Šesta epizoda donosi priču o Miti gorštaku, koji je sebe pronašao u romanima sestara Brontë. Mita je pravi planinski gorštak: visok, krupan, mišićav i jak, ali u duši romantik, koji ima najnežnije srce na svetu. U istoj epizodi, zabeležena je neobična poseta selu Ivanje na Radan planini. Ekipa je izašla iz kola i pustila ih da bez vozača idu nizbrdo, a ona su se sama vratila uzbrdo. Šta je uzbrdo ili nizbrdo, niko ne zna. Ovaj prirodni fenomen vrlo je zanimljiv turistima, i nema toga ko je došao na Radan planinu, a da nije svratio do „uzbrdne nizbrdice“ u selu Ivanje. (Translation)
ActuaLitté (France) reviews L'Étrange Feminin, edited by Lucie Eple:
Les autrices ont souvent puisé aux sources de la littérature féminine pour bâtir leurs récits : on croise les fantômes de Marie Shelley, des sœurs Brontë ou encore de Rachilde, et les protagonistes sont parfois inspirées de créatures mythologiques. (Translation)

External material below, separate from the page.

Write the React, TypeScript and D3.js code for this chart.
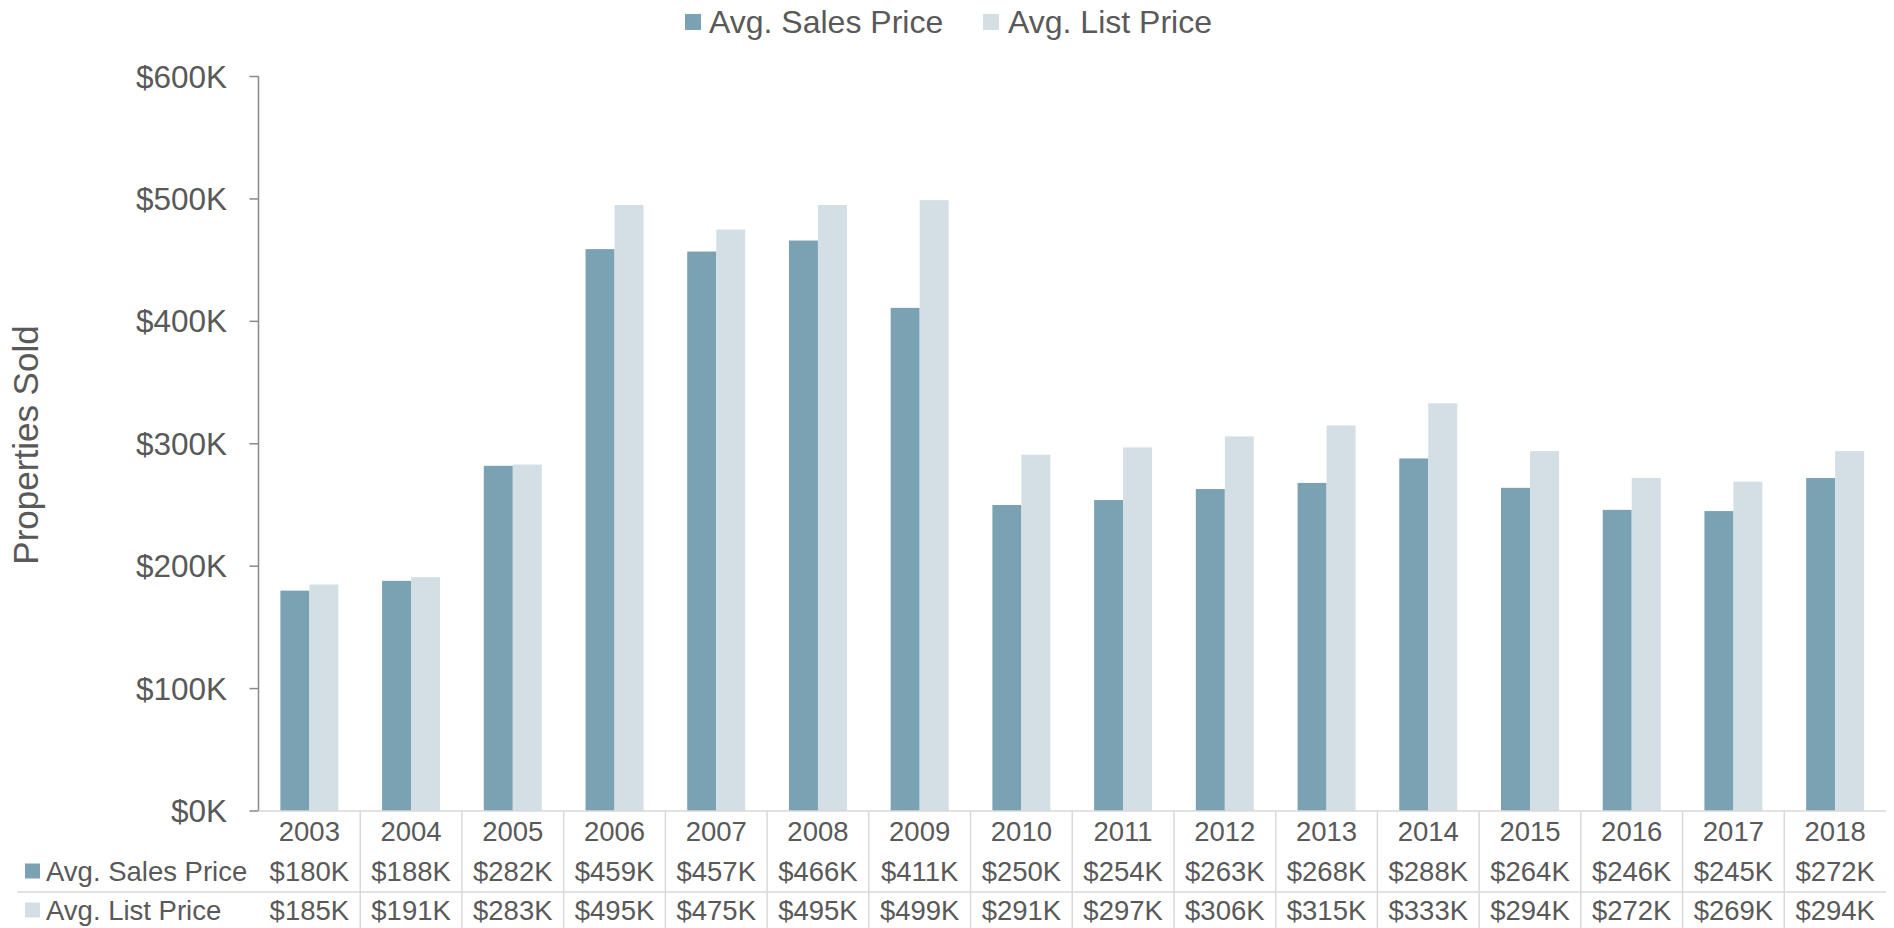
import React from "react";
import * as d3 from "d3";

const years = ["2003","2004","2005","2006","2007","2008","2009","2010","2011","2012","2013","2014","2015","2016","2017","2018"];
const salesPrice = [180,188,282,459,457,466,411,250,254,263,268,288,264,246,245,272];
const listPrice = [185,191,283,495,475,495,499,291,297,306,315,333,294,272,269,294];
const yTicks = [0,100,200,300,400,500,600];
const seriesNames = ["Avg. Sales Price","Avg. List Price"];
const seriesColors = ["#7AA2B3","#D3DFE5"];

const W = 1894, H = 928;
const plotLeft = 258.5, plotRight = 1886, plotTop = 76.5, plotBottom = 811;
const FONT = "'Liberation Sans', Arial, sans-serif";
const TXT = "#595959";

export default function App() {
  const x = d3.scaleBand<string>().domain(years).range([plotLeft, plotRight]).paddingInner(0).paddingOuter(0);
  const xs = d3.scaleBand<string>().domain(["s","l"]).range([0, x.bandwidth()]).paddingInner(0).paddingOuter(0.754);
  const y = d3.scaleLinear().domain([0, 600]).range([plotBottom, plotTop]);
  const fmt = (v: number) => `$${v}K`;
  const series = [salesPrice, listPrice];
  const rowY = [871, 910];

  return (
    <svg width={W} height={H} style={{ position: "absolute", left: 0, top: 0, display: "block", background: "#fff" }} fontFamily={FONT}>
      {/* Legend */}
      <g>
        <rect x={685} y={14} width={16} height={16} fill={seriesColors[0]} />
        <text x={709} y={22} dy="0.35em" fontSize={32} fill={TXT}>{seriesNames[0]}</text>
        <rect x={983} y={14} width={16} height={16} fill={seriesColors[1]} />
        <text x={1008} y={22} dy="0.35em" fontSize={32} fill={TXT}>{seriesNames[1]}</text>
      </g>

      {/* Axis title */}
      <text transform={`translate(26,${445}) rotate(-90)`} textAnchor="middle" dy="0.35em" fontSize={35} fill={TXT}>Properties Sold</text>

      {/* Y axis */}
      <line x1={plotLeft} x2={plotLeft} y1={plotTop} y2={plotBottom} stroke="#898989" strokeWidth={1.5} />
      {yTicks.map((t) => (
        <g key={t}>
          <line x1={plotLeft - 9} x2={plotLeft} y1={y(t)} y2={y(t)} stroke="#898989" strokeWidth={1.5} />
          <text x={227} y={y(t)} dy="0.35em" textAnchor="end" fontSize={31.5} fill={TXT}>{fmt(t)}</text>
        </g>
      ))}

      {/* Bars */}
      {years.map((yr, i) => (
        <g key={yr}>
          <rect x={x(yr)! + xs("s")!} y={y(salesPrice[i])} width={xs.bandwidth()} height={plotBottom - y(salesPrice[i])} fill={seriesColors[0]} />
          <rect x={x(yr)! + xs("l")!} y={y(listPrice[i])} width={xs.bandwidth()} height={plotBottom - y(listPrice[i])} fill={seriesColors[1]} />
        </g>
      ))}

      {/* Table grid */}
      {years.slice(1).map((yr) => (
        <line key={"v" + yr} x1={x(yr)} x2={x(yr)} y1={plotBottom} y2={H} stroke="#D9D9D9" strokeWidth={1.5} />
      ))}
      <line x1={17} x2={plotRight} y1={892} y2={892} stroke="#D9D9D9" strokeWidth={1.5} />
      <line x1={plotLeft} x2={plotRight} y1={plotBottom} y2={plotBottom} stroke="#D9D9D9" strokeWidth={1.5} />

      {/* Table text */}
      {years.map((yr) => (
        <text key={"y" + yr} x={x(yr)! + x.bandwidth() / 2} y={831} dy="0.35em" textAnchor="middle" fontSize={27.5} fill={TXT}>{yr}</text>
      ))}
      {series.map((vals, si) => (
        <g key={"row" + si}>
          <rect x={25} y={rowY[si] - 7.5} width={15} height={15} fill={seriesColors[si]} />
          <text x={46} y={rowY[si]} dy="0.35em" fontSize={27.5} fill={TXT}>{seriesNames[si]}</text>
          {years.map((yr, i) => (
            <text key={yr} x={x(yr)! + x.bandwidth() / 2} y={rowY[si]} dy="0.35em" textAnchor="middle" fontSize={27.5} fill={TXT}>{fmt(vals[i])}</text>
          ))}
        </g>
      ))}
    </svg>
  );
}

De Standaard (Netherlands) interviews Maggie O'Farrell:

Daarnaast herlees ik geregeld De wijde Sargassozee, het fascinerende boek van Jean Rhys over de eerste vrouw van de beroemde Mr. Rochester uit Jane Eyre. Ik was altijd al dol op die klassieker, maar ik sta open voor alle soorten literatuur. (Katrien Steyaert)
Chilango (in Spanish) interviews Mariana Enríquez about her influences:
Son muchísimas. No todas son literarias. Hay un poco de Cumbres borrascosas, hay un poco de cierto Stephen King, el de It y El cuerpo. Hay mucho de la mitología del rock de los años 60 y las historias del rock de los años 60. (Fernando Hernández Urías) (Translation)

Deutschlandfund Kultur reviews the German translation of Crusoe's Daughter by Jane Gardam:

Und wie in Emily Brontës Roman „Sturmhöhe“ ist die wilde Landschaft des ländlichen Yorkshire die heimliche Heldin auch dieses Romans. (Sigrid Löffler) (Translation)

Mundo Hype (Brazil) reviews Villette. Centro Urbano (in Spanish) mentions Jane Eyre among novels in which curtains (!) are important. A Brontëite (and elected mayor of Corsico in Italy) in Giornale dei Navigli.